The smart midfielder/forward knows where to stand and how to move at stoppages, reading the ruck taps well and being able to find spaces in opposition midfields. While he can tend to throw the ball on the boot or just dispose of it to space, he is a first possession winner when on the inside, and then a player who can also find space on the outside and drive the ball inside 50. When inside 50, Baldi can be a marking target, or a player who can pounce at ground level, snapping goals or converting set shots with relative security. His versatility to play between midfield and forward makes him a prospect who could develop into either role, likely to be a forward pocket to start with given his lower endurance base (20.6 on the yo-yo test). While the result was not the worst yo-yo test, it is certainly an area that needs improving for a player who is born to be a full-time midfielder. At 180cm, Baldi is also on the shorter side for inside midfielders, which is why he can also develop as an outside one, but if he does that, then kicking consistency (55.9 per cent efficiency from 35.5 contested rate) needs to improve. This is arguably the crux of where clubs will look to develop, depending on the role they wish him to play at AFL level. If it is to be inside, then building his endurance and speed – a 3.16-second 20m sprint at the combine attests to that – is the go. If it is to be outside, then his kicking consistency – as well as speed – is the more important aspects. These are all areas that can be developed over time, and another reason why Baldi will likely start as a small forward.
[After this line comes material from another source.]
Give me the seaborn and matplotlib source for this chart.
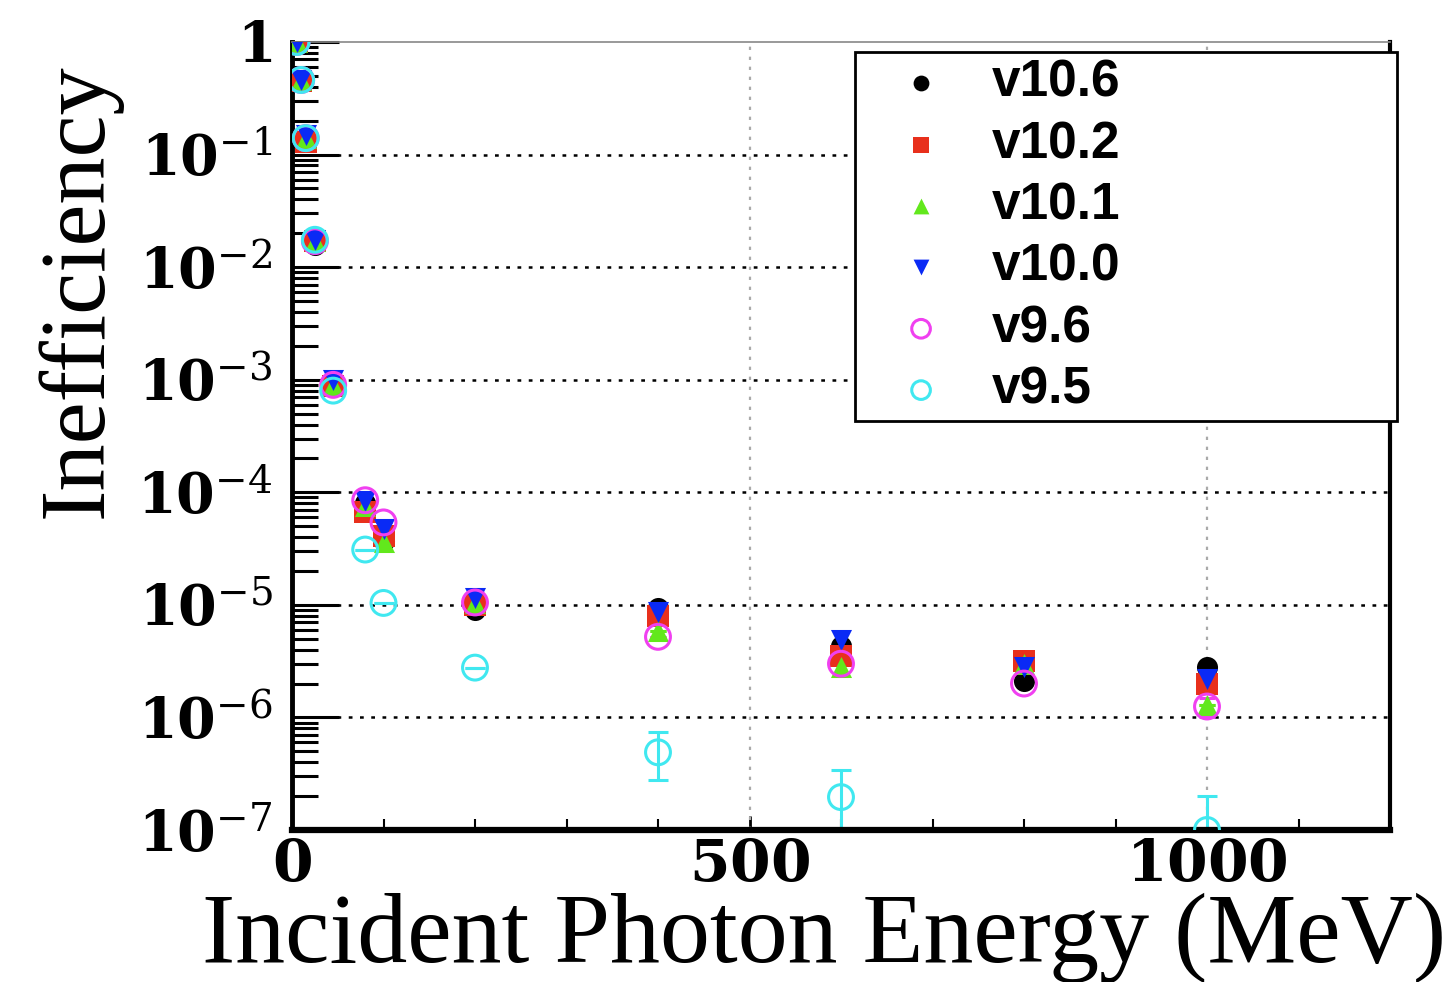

Aside from his improvements, Baldi’s ability to win the ball at the stoppage and extract it through hard running and agility – which is his best athletic trait – is what helps him manoeuvre out of trouble. He has the smarts to get to the right positions and then move the ball on, with his decision making generally good, it is just his execution that as already mentioned could develop. But any midfielder that can go forward and kick a couple of crucial goals, roam up the ground to play on the wing and then double back to rest forward and provide a target again, is a valuable commodity. There is no doubting Baldi’s superb work rate that sees him push himself to his limits each game, and often he finds plenty of the ball doing so. He has little bursts through the inside, then rests forward and helps his side in any way he can. Baldi is a player who if he can build his athletic profile and endurance, as well as iron out his kicking, could play multiple roles within an AFL side.